Do not be confused by the term “banknote.” It is simply used in numismatic and banking circles. Banknotes were promissory notes drawn on a bank’s funds. In the U. S., banknotes are what we call “dollars.” U.S. banknotes are drawn on the Federal Reserve Bank, and no other bank in the country is authorized to issue them. This is similar to other countries. But such was not true in the early days of banking in England and Europe. Strictly speaking, they were promissory notes (or cheques/checks) issued by specific banks to a specified value. They are called Bank Cheques today, which are a different beast to cheques written by a bank’s customers.
The Bank Notes of old are the equivalent of today’s Bank Cheques/Checks – a check issued by a specific bank against its own holdings (they withdraw the funds from their customer’s account and hold it in their own reserves), and the bank holds that money until the the Bank Cheque/check is presented for payment.

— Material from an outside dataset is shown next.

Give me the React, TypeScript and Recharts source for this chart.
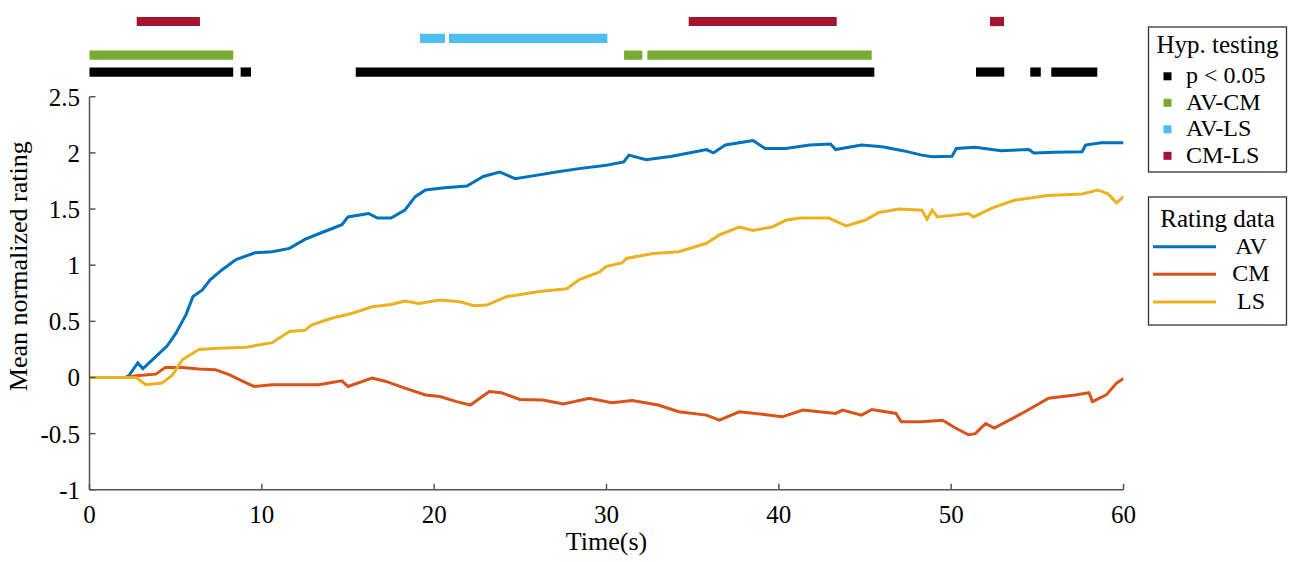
import { ComposedChart, Line, XAxis, YAxis, ReferenceArea } from 'recharts';

const W = 1300;
const H = 562;
// plot box of the rating chart, in page pixels
const PLOT_LEFT = 89.5;
const PLOT_RIGHT = 1123.5;
const PLOT_TOP = 96.75;
const PLOT_BOTTOM = 489.8;

const FONT = '"Liberation Serif", "Times New Roman", serif';

const timeTicks = [0, 10, 20, 30, 40, 50, 60];
const ratingTicks = [-1, -0.5, 0, 0.5, 1, 1.5, 2, 2.5];

// [time (s), mean normalized rating]
const avRating: [number, number][] = [
  [0, 0], [2.1, 0], [2.3, 0.02], [2.8, 0.13], [3.1, 0.08], [3.66, 0.16], [4.5, 0.28], [5.0, 0.39],
  [5.6, 0.56], [6.0, 0.72], [6.55, 0.78], [7.0, 0.87], [7.7, 0.96], [8.5, 1.05], [9.6, 1.11],
  [10.6, 1.12], [11.6, 1.15], [12.5, 1.23], [13.3, 1.28], [14.65, 1.36], [15.0, 1.43], [16.2, 1.46],
  [16.7, 1.42], [17.5, 1.42], [18.3, 1.49], [18.9, 1.61], [19.5, 1.67], [20.6, 1.69], [21.9, 1.705],
  [22.85, 1.79], [23.8, 1.83], [24.7, 1.77], [25.9, 1.8], [27.1, 1.83], [28.4, 1.86], [30.0, 1.89],
  [31.0, 1.92], [31.3, 1.98], [32.3, 1.94], [33.8, 1.97], [35.8, 2.03], [36.2, 2.0], [36.9, 2.07],
  [38.5, 2.11], [39.2, 2.04], [40.4, 2.04], [41.8, 2.07], [43.0, 2.08], [43.3, 2.03], [44.8, 2.07],
  [46.0, 2.055], [47.2, 2.02], [48.3, 1.98], [48.9, 1.965], [50.05, 1.97], [50.3, 2.04], [51.4, 2.05],
  [52.9, 2.02], [54.5, 2.03], [54.8, 2.0], [56.0, 2.005], [57.6, 2.01], [57.8, 2.07], [58.7, 2.09],
  [60, 2.09],
];

const cmRating: [number, number][] = [
  [0, 0], [2.1, 0], [2.7, 0.015], [3.85, 0.03], [4.4, 0.09], [5.4, 0.09], [6.35, 0.075], [7.3, 0.07],
  [8.1, 0.025], [8.9, -0.035], [9.55, -0.08], [10.6, -0.065], [12.1, -0.065], [13.3, -0.065],
  [14.65, -0.03], [15.0, -0.08], [16.4, -0.005], [17.2, -0.035], [18.3, -0.095], [19.5, -0.155],
  [20.34, -0.17], [21.3, -0.215], [22.1, -0.245], [23.2, -0.125], [23.9, -0.135], [24.97, -0.195],
  [26.3, -0.2], [27.5, -0.235], [29.0, -0.185], [30.3, -0.225], [31.5, -0.205], [33.0, -0.245],
  [34.2, -0.305], [35.8, -0.335], [36.55, -0.38], [37.7, -0.305], [38.9, -0.325], [40.2, -0.35],
  [41.4, -0.29], [43.3, -0.32], [43.7, -0.29], [44.8, -0.335], [45.4, -0.285], [46.8, -0.32],
  [47.1, -0.395], [48.3, -0.395], [49.5, -0.38], [50.25, -0.45], [51.0, -0.51], [51.4, -0.5],
  [52.0, -0.41], [52.5, -0.45], [54.1, -0.32], [55.65, -0.185], [57.2, -0.155], [58.0, -0.135],
  [58.2, -0.215], [59.0, -0.155], [59.6, -0.05], [60, -0.01],
];

const lsRating: [number, number][] = [
  [0, 0], [2.7, 0], [3.27, -0.065], [4.2, -0.05], [4.8, 0.02], [5.4, 0.16], [6.35, 0.25], [7.5, 0.26],
  [9.1, 0.27], [10.6, 0.31], [11.6, 0.41], [12.5, 0.42], [12.9, 0.47], [14.1, 0.53], [15.2, 0.57],
  [16.4, 0.63], [17.5, 0.65], [18.3, 0.68], [19.1, 0.66], [20.34, 0.69], [21.5, 0.675], [22.3, 0.64],
  [23.05, 0.645], [24.2, 0.72], [26.1, 0.765], [27.7, 0.79], [28.4, 0.87], [29.6, 0.94], [30.0, 0.99],
  [30.9, 1.02], [31.15, 1.06], [32.7, 1.105], [34.2, 1.12], [35.8, 1.195], [36.55, 1.27], [37.7, 1.34],
  [38.5, 1.31], [39.6, 1.34], [40.4, 1.4], [41.2, 1.42], [42.9, 1.42], [43.9, 1.35], [45.0, 1.4],
  [45.8, 1.47], [46.97, 1.5], [48.3, 1.49], [48.6, 1.41], [48.9, 1.49], [49.2, 1.43], [51.0, 1.46],
  [51.3, 1.43], [52.4, 1.51], [53.7, 1.58], [55.6, 1.62], [57.6, 1.635], [58.5, 1.67], [59.1, 1.635],
  [59.6, 1.555], [60, 1.61],
];

// significant time spans [start, end] in seconds
const pSignificant: [number, number][] = [
  [0, 8.34], [8.77, 9.37], [15.45, 45.54], [51.44, 53.08], [54.59, 55.2], [55.81, 58.48],
];
const avCmSignificant: [number, number][] = [[0, 8.34], [31.02, 32.08], [32.37, 45.39]];
const avLsSignificant: [number, number][] = [[19.18, 20.63], [20.86, 30.05]];
const cmLsSignificant: [number, number][] = [[2.74, 6.41], [34.77, 43.36], [52.25, 53.07]];

const ratingSeries = [
  { name: 'AV', color: '#0072BD', points: avRating },
  { name: 'CM', color: '#D95319', points: cmRating },
  { name: 'LS', color: '#EDB120', points: lsRating },
];

// each test gets a strip above the axes (level is in rating units, above 2.5)
const STRIP_HALF = 0.041;
const testSeries = [
  { name: 'p < 0.05', color: '#000000', level: 2.72, spans: pSignificant },
  { name: 'AV-CM', color: '#77AC30', level: 2.87, spans: avCmSignificant },
  { name: 'AV-LS', color: '#4DBEEE', level: 3.02, spans: avLsSignificant },
  { name: 'CM-LS', color: '#A2142F', level: 3.17, spans: cmLsSignificant },
];

const tickStyle = { fontSize: 25, fill: '#000', fontFamily: FONT };

const YLabel = () => (
  <text
    transform={`translate(27, ${(PLOT_TOP + PLOT_BOTTOM) / 2 - 27}) rotate(-90)`}
    textAnchor="middle"
    fontSize={26}
    fontFamily={FONT}
    fill="#000"
  >
    Mean normalized rating
  </text>
);

const RatingChart = () => (
  <ComposedChart
    width={W}
    height={H}
    margin={{ top: PLOT_TOP, right: W - PLOT_RIGHT, bottom: 0, left: 0 }}
  >
    <XAxis
      type="number"
      dataKey="t"
      domain={[0, 60]}
      ticks={timeTicks}
      allowDataOverflow
      height={H - PLOT_BOTTOM}
      stroke="#555"
      strokeWidth={1.5}
      tickSize={-6}
      tickMargin={21}
      tick={tickStyle}
      label={{ value: 'Time(s)', position: 'insideBottom', offset: 12, fontSize: 26, fill: '#000', fontFamily: FONT }}
    />
    <YAxis
      type="number"
      domain={[-1, 2.5]}
      ticks={ratingTicks}
      allowDataOverflow
      width={PLOT_LEFT}
      stroke="#555"
      strokeWidth={1.5}
      tickSize={-6}
      tickMargin={15.5}
      tick={tickStyle}
      label={YLabel}
    />
    {testSeries.flatMap((s) =>
      s.spans.map(([a, b], i) => (
        <ReferenceArea
          key={`${s.name}-${i}`}
          x1={a}
          x2={b}
          y1={s.level - STRIP_HALF}
          y2={s.level + STRIP_HALF}
          fill={s.color}
          fillOpacity={1}
          stroke="none"
          ifOverflow="visible"
        />
      )),
    )}
    {ratingSeries.map((s) => (
      <Line
        key={s.name}
        data={s.points.map(([t, v]) => ({ t, v }))}
        dataKey="v"
        name={s.name}
        type="linear"
        stroke={s.color}
        strokeWidth={3}
        dot={false}
        activeDot={false}
        isAnimationActive={false}
      />
    ))}
  </ComposedChart>
);

const Legends = () => (
  <svg width={W} height={H} style={{ position: 'absolute', left: 0, top: 0 }} fontFamily={FONT}>
    <rect x={1148.5} y={27} width={138} height={145} fill="#fff" stroke="#333" strokeWidth={1.3} />
    <text x={1217.5} y={53} textAnchor="middle" fontSize={25} fill="#000">
      Hyp. testing
    </text>
    {testSeries.map((s, i) => (
      <g key={s.name}>
        <rect x={1163.5} y={83.3 + 26.5 * i - 11} width={8} height={8} fill={s.color} />
        <text x={1186} y={83.3 + 26.5 * i} fontSize={24} fill="#000">
          {s.name}
        </text>
      </g>
    ))}

    <rect x={1148.5} y={197} width={138} height={128} fill="#fff" stroke="#333" strokeWidth={1.3} />
    <text x={1217.5} y={227} textAnchor="middle" fontSize={25} fill="#000">
      Rating data
    </text>
    {ratingSeries.map((s, i) => (
      <g key={s.name}>
        <line x1={1153} x2={1216} y1={246.7 + 27.6 * i} y2={246.7 + 27.6 * i} stroke={s.color} strokeWidth={3} />
        <text x={1251} y={253.5 + 27.8 * i} textAnchor="middle" fontSize={24} fill="#000">
          {s.name}
        </text>
      </g>
    ))}
  </svg>
);

export default function App() {
  return (
    <div style={{ position: 'absolute', left: 0, top: 0, width: W, height: H, background: '#fff' }}>
      <RatingChart />
      <Legends />
    </div>
  );
}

In Jane Austen, Edward Knight & Chawton: Commerce and Community by Linda Slothouber she says that Edward Austen Knight’s primary London bank was Goslings Bank. He also used a bank founded by his brother Henry called Austen, Maunde & Austen, which went bankrupt and made him suffer a substantial loss.
Goslings bank had records of money deposited in country banks. One such was Hammond & Co, in Canterbury. That bank consistently sent large deposits to the Gosling bank. I imagine these deposits would travel with guards,
Agents also regularly made deposits in the Gosling bank. They were close enough to town to do so.
Sparrow & Co., an Essex bank also made deposits into the Gosling account. Money for current expenses and for current wages were kept on hand so not all money was sent to the bank. They were not quite in the habit of writing checks. Coin was preferred to paper and most servants and such were paid in coin. Though this book is about the finances of Edward Austen Knight, it is the only one so far that I have found that actually discusses the bank deposits. Others discuss the debts, the expenses, loans made by the landowner to others or taken out from a bank.
Other Sources:
I love this stuff! I’m currently reading a book titled, “Women Who Made Money–Women Partners in English Private Banks1752-1906,” by Margaret Dawes and Nesta Selwyn. You mention Sally Jersey, who was one of more than SEVENTY women who held partnerships in private banks during the years indicated. The Victorians desperately wanted us to think their mamas and grandmamas sat around tatting lace and reading sermons… that is by no means the full story!
I must check out that book, Grace. Thanks for the recommendation.